Written By: John Cowles, Senior Director of Engineering and Technology at Analog Devices
The Basics of AI & ML
Technologists love to introduce catchy acronyms and cryptic language into our vernacular to describe new ideas, trends, formats, or products. We might casually invoke Cloud Computing, IoT, and HTML without knowing exactly what they are. More importantly than just creating new language, technology has always promised to solve key generational challenges. Automation in factories meant that workers no longer needed to toil in dangerous conditions to survive. Food production efficiency averted the worst fears that global hunger would lead to war and mass extermination. Mobile phones have freed us to get more accomplished in our daily lives. It is easy to fall into the trap of expecting technology to solve all problems without any consequences. Each of the liberating advances mentioned above has had unexpected and unintended consequences downstream. Some of these include job insecurity, susceptibility of mega-scale monocultures to disease, and an expectation to be reachable 24-7, respectively.
Machine Learning (ML) and Artificial Intelligence (AI) are quoted everywhere today. Along with many other concepts, they have unjustly been touted as the solutions to all our problems. It took years until today’s computing power, memory storage, and cloud/internet services caught up to the needs of useful and deployable learning algorithms. Today we host language processing and image recognition on our smartphones and take weather, traffic, and stock predictions for granted.
What is AI?
What are practical and applicable definitions of AI and ML? Are they one and the same? AI, like natural (human) intelligence, is easier to recognize than to define. AI is attributed to machines that can learn and solve problems. They can also perceive and react to their environments, and even interact naturally with humans. Specific examples are image recognition and classification, autonomous driving, web searching, recommendation systems, gaming, chatbots, and many more. Historically ML was one of many sub-topics within the broader area of AI. ML is the discipline of learning patterns and insights from data to predict the future based on a set of observed features. Increasingly, ML is not only predicting but also acting on the insights. The parallels to our own development from childhood based on experience, learning, and rewards are amazing. This will become clearer once we discuss Deep Learning and Neural Networks.

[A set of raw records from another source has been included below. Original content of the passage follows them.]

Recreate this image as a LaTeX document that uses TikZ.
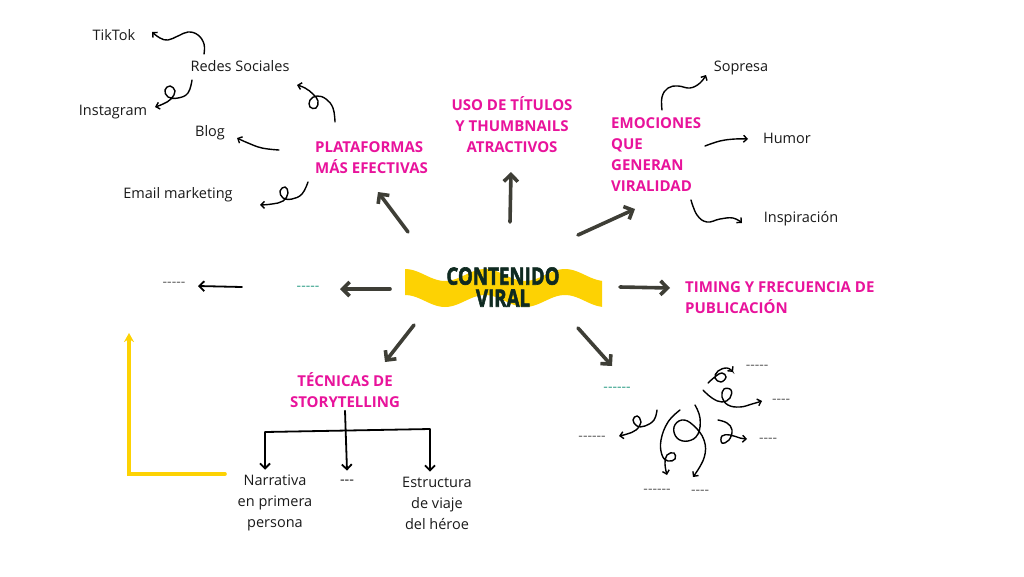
\documentclass[tikz,border=0pt]{standalone}
\usepackage{fontspec}
\setmainfont{Open Sans}[Ligatures=TeXOff]
\newfontfamily\headfont{Open Sans}[Ligatures=TeXOff, BoldFeatures={FakeBold=2.5}]
\usetikzlibrary{arrows.meta}
\definecolor{vpink}{HTML}{E8139B}
\definecolor{vgrey}{HTML}{3E3E36}
\definecolor{vyellow}{HTML}{FDD203}
\definecolor{vgreen}{HTML}{2E9E86}
\definecolor{vdark}{HTML}{0F2A21}
\begin{document}
\begin{tikzpicture}[x=1pt,y=-1pt,
    leaf/.style={font=\fontsize{14.5}{21}\selectfont, text=black!90, inner sep=1pt, align=center},
    pinkhead/.style={font=\bfseries\fontsize{15}{21}\selectfont, text=vpink, inner sep=1pt},
    dashtxt/.style={font=\fontsize{14}{14}\selectfont, text=black!65, inner sep=1pt},
    bigarrow/.style={vgrey, line width=3.6pt, line cap=round, -{Straight Barb[length=7pt,width=14pt]}},
    thinarrow/.style={black, line width=1.8pt, line cap=round, -{Straight Barb[length=5pt,width=10pt]}},
    curl/.style={black, line width=1.4pt, line cap=round, -{Straight Barb[length=3.5pt,width=7pt]}}]
  \useasboundingbox (0,0) rectangle (1024,576);
  % yellow wave behind the title
  \fill[vyellow] plot[domain=405:602, samples=80] (\x,{275-6*cos(4.5*(\x-405))})
      -- plot[domain=602:405, samples=80] (\x,{301-6*cos(4.5*(\x-405))}) -- cycle;
  \node[font=\headfont\bfseries\fontsize{24}{22}\selectfont, text=vdark, align=center, inner sep=0pt]
      (viral) at (503,287) {\scalebox{.78}[1]{CONTENIDO}\\\scalebox{.78}[1]{VIRAL}};
  % main branches
  \node[pinkhead, anchor=west, align=left] (plat) at (314,157.5) {PLATAFORMAS\\MÁS EFECTIVAS};
  \node[pinkhead, align=center] (uso) at (512,125) {USO DE TÍTULOS\\Y THUMBNAILS\\ATRACTIVOS};
  \node[pinkhead, anchor=west, align=left] (emoc) at (610,154.5) {EMOCIONES\\QUE\\GENERAN\\VIRALIDAD};
  \node[pinkhead, anchor=west, align=left] (timing) at (684,297.5) {TIMING Y FRECUENCIA DE\\PUBLICACIÓN};
  \node[pinkhead, align=center] (tecn) at (345,390) {TÉCNICAS DE\\STORYTELLING};
  \node[dashtxt, text=vgreen] (greenL) at (308,288) {-----};
  \node[dashtxt, text=vgreen] (greenR) at (617,389) {------};
  % leaves
  \node[leaf] (tiktok) at (114,35) {TikTok};
  \node[leaf] (redes) at (240,66) {Redes Sociales};
  \node[leaf] (insta) at (113,112) {Instagram};
  \node[leaf] (blog) at (210,133) {Blog};
  \node[leaf] (email) at (178,195) {Email marketing};
  \node[leaf] (sopresa) at (741,68) {Sopresa};
  \node[leaf] (humor) at (787,138) {Humor};
  \node[leaf] (inspir) at (801,219) {Inspiración};
  \node[leaf] (narr) at (275,503) {Narrativa\\en primera\\persona};
  \node[leaf] (dash3) at (347,482) {---};
  \node[leaf] (estr) at (437,503) {Estructura\\de viaje\\del héroe};
  \node[dashtxt] (dashL) at (174,284) {-----};
  \node[dashtxt] (d1) at (757,367) {-----};
  \node[dashtxt] (d2) at (781,401) {----};
  \node[dashtxt] (d3) at (592,438) {------};
  \node[dashtxt] (d4) at (768,440) {----};
  \node[dashtxt] (d5) at (657,491) {------};
  \node[dashtxt] (d6) at (700,492) {----};
  % thick arrows out of the centre
  \draw[bigarrow] ([shift={(-95,-55)}]viral.center) -- ([shift={(64,34.5)}]plat.west);
  \draw[bigarrow] ([shift={(7,-65)}]viral.center) -- ([shift={(-1,47)}]uso.center);
  \draw[bigarrow] ([shift={(75,-52)}]viral.center) -- ([shift={(25,54.5)}]emoc.west);
  \draw[bigarrow] ([shift={(117,0)}]viral.center) -- ([shift={(-14,-9.5)}]timing.west);
  \draw[bigarrow] ([shift={(-113,2)}]viral.center) -- ([shift={(32,1)}]greenL.center);
  \draw[bigarrow] ([shift={(-89,38)}]viral.center) -- ([shift={(40,-28)}]tecn.center);
  \draw[bigarrow] ([shift={(75,41)}]viral.center) -- ([shift={(-5,-23)}]greenR.center);
  \draw[thinarrow] ([shift={(-66,-1)}]greenL.center) -- ([shift={(24,2)}]dashL.center);
  % yellow return arrow
  \draw[vyellow, line width=3.6pt, line cap=round, -{Stealth[length=9pt,width=10pt]}]
      ([shift={(-50,-29)}]narr.center) -| ([shift={(-45,49)}]dashL.center);
  % storytelling tree
  \coordinate (barL) at (265,432);
  \coordinate (barR) at (430,429);
  \draw[black, line width=1.8pt] (barL) -- (barR);
  \draw[thinarrow] ([yshift=-2pt]tecn.south) -- ([yshift=8pt]dash3.north);
  \draw[thinarrow] (barL) -- ([yshift=4pt]barL |- narr.north);
  \draw[thinarrow] (barR) -- ([yshift=4pt]barR |- estr.north);
  % curly arrows, left
  \draw[curl] plot[smooth, tension=0.7] coordinates {([shift={(-36,-12)}]redes.center)
      (204,44) (198,35) (188,32) (178,36) (168,40) (160,38) ([shift={(38,-3)}]tiktok.center)};
  \draw[curl] plot[smooth, tension=0.7] coordinates {([shift={(-48,14)}]redes.center)
      (188,93) (178,98) (168,97) (165,90) (170,86) (175,91) (171,99) (163,104) ([shift={(42,-5)}]insta.center)};
  \draw[curl] plot[smooth, tension=0.7] coordinates {([shift={(21,-35.5)}]plat.west)
      (333,108) (326,99) (317,96) (310,100) (310,107) (316,108) (318,101) (313,94) (305,88) ([shift={(57,19)}]redes.center)};
  \draw[curl] plot[smooth, tension=0.7] coordinates {([shift={(-35,-7.5)}]plat.west)
      (262,148) (248,143) ([shift={(27,5)}]blog.center)};
  \draw[curl] plot[smooth, tension=0.7] coordinates {([shift={(-6,24.5)}]plat.west)
      (302,194) (292,199) (283,198) (280,191) (285,187) (288,193) (283,201) (272,204) ([shift={(82,10)}]email.center)};
  % curly arrows, right
  \draw[curl] plot[smooth, tension=0.7] coordinates {([shift={(52,-44.5)}]emoc.west)
      (662,97) (668,88) (678,86) (690,88) (700,83) ([shift={(-35,7)}]sopresa.center)};
  \draw[curl] plot[smooth, tension=0.7] coordinates {([shift={(95,-8.5)}]emoc.west)
      (720,141) (735,139) ([shift={(-39,1)}]humor.center)};
  \draw[curl] plot[smooth, tension=0.7] coordinates {([shift={(81,45.5)}]emoc.west)
      (697,215) (707,222) (720,219) (733,218) ([shift={(-59,4)}]inspir.center)};
  % curly arrows, lower right
  \draw[curl] plot[smooth, tension=0.7] coordinates {([shift={(91,-6)}]greenR.center)
      (716,376) (722,373) (726,377) (721,382) (715,378) (718,371) (727,368) ([shift={(-24,5)}]d1.center)};
  \draw[curl] plot[smooth, tension=0.7] coordinates {([shift={(86,1)}]greenR.center)
      (712,398) (722,402) (730,398) (731,390) (724,389) (722,397) (728,405) (740,407) (752,404) ([shift={(-19,0)}]d2.center)};
  \draw[curl] plot[smooth, tension=0.7] coordinates {([shift={(40,21)}]greenR.center)
      (654,420) (645,426) (637,426) (633,420) (637,416) (641,422) (636,430) (627,434) ([shift={(27,-2)}]d3.center)};
  \draw[curl] plot[smooth, tension=0.7] coordinates {([shift={(101,31)}]greenR.center)
      (727,423) (732,430) (729,440) (722,443) (722,436) (730,435) (740,438) ([shift={(-21,-1)}]d4.center)};
  \draw[curl] plot[smooth, tension=0.7] coordinates {([shift={(63,21)}]greenR.center)
      (668,422) (661,440) (662,455) (668,461) (675,459) (674,453) (667,455) (665,464) ([shift={(10,-16)}]d5.center)};
  \draw[curl] plot[smooth, tension=0.7] coordinates {([shift={(78,16)}]greenR.center)
      (700,418) (698,434) (688,441) (677,438) (674,427) (682,420) (693,425) (704,440) (704,458) ([shift={(-7,-15)}]d6.center)};
\end{tikzpicture}
\end{document}
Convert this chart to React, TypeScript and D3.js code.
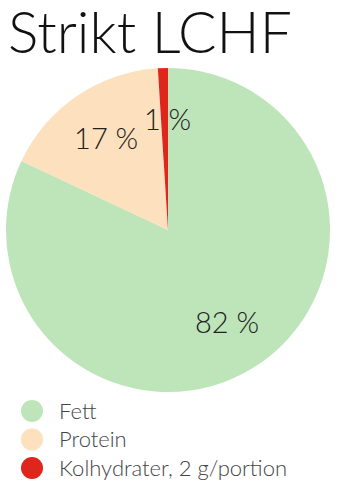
import React from "react";
import * as d3 from "d3";

const categories = ["Fett", "Protein", "Kolhydrater, 2 g/portion"];
const values = [82, 17, 1];
const labels = ["82 %", "17 %", "1 %"];
const colors = ["#bde5b9", "#fde0bd", "#de261c"];

export default function App() {
  const W = 338, H = 491;
  const cx = 168, cy = 230, r = 162;
  const pie = d3.pie<number>().sort(null).value((d) => d);
  const arcs = pie(values);
  const arc = d3.arc<d3.PieArcDatum<number>>().innerRadius(0).outerRadius(r);
  const labelArc = d3.arc<d3.PieArcDatum<number>>().innerRadius(110).outerRadius(110);
  const font = "Lato, 'Open Sans', sans-serif";
  return (
    <svg width={W} height={H} style={{ position: "absolute", left: 0, top: 0 }}>
      <rect width={W} height={H} fill="#fff" />
      <text x={8} y={53} fontFamily={font} fontWeight={300} fontSize={57} fill="#111">Strikt LCHF</text>
      <g transform={`translate(${cx},${cy})`}>
        {arcs.map((a, i) => (
          <path key={i} d={arc(a) as string} fill={colors[i]} />
        ))}
        {arcs.map((a, i) => {
          const [x, y] = labelArc.centroid(a);
          return (
            <text key={i} x={x + (i === 2 ? 3 : 0)} y={y} dy="0.35em" textAnchor="middle" fontFamily={font} fontWeight={300} fontSize={29} fill="#222">
              {labels[i]}
            </text>
          );
        })}
      </g>
      {categories.map((c, i) => (
        <g key={i} transform={`translate(0,${411 + i * 28.5})`}>
          <circle cx={32} cy={0} r={11} fill={colors[i]} />
          <text x={59} y={0} dy="0.35em" fontFamily={font} fontWeight={300} fontSize={22} fill="#444">{c}</text>
        </g>
      ))}
    </svg>
  );
}
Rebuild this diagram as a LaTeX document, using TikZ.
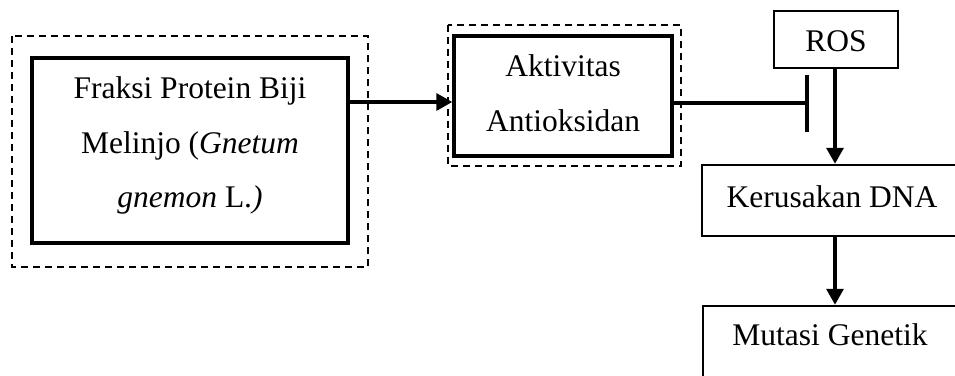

We don’t need to contemplate the unintended consequences of AI and ML as they continue to impact our lives. Sci-Fi and Hollywood have already anticipated plenty of dark scenarios once machines gain consciousness. Recall HAL9000’s (Heuristic Algorithmic Computer) in the movie 2001 Space Odyssey, the self-aware Skynet network depicted in The Terminator series, or the AI that escaped control in the Replicants of Blade Runner. In opposition, AI is already helping our daily routines by optimizing driving times, deciding what products best fit our needs, and helping scientists synthesize better vaccines. AI is just another tool like the wheel, factory assembly lines, and computers of the past but with a much broader impact across all aspects of our lives.
Where We Go From Here
With these juxtaposed themes in the background, we will take a more pragmatic journey in the next installments starting with a review of the taxonomy and types of learning algorithms that are popular today. These installments will come once per quarter and will continually dive deeper into the world of AI as they go. With this foundation, we will discuss the kinds of problems that are reasonably addressed by AI/ML, including those that are already deployed. I am excited to take this journey and learn as we go about AI’s place in the future of our society.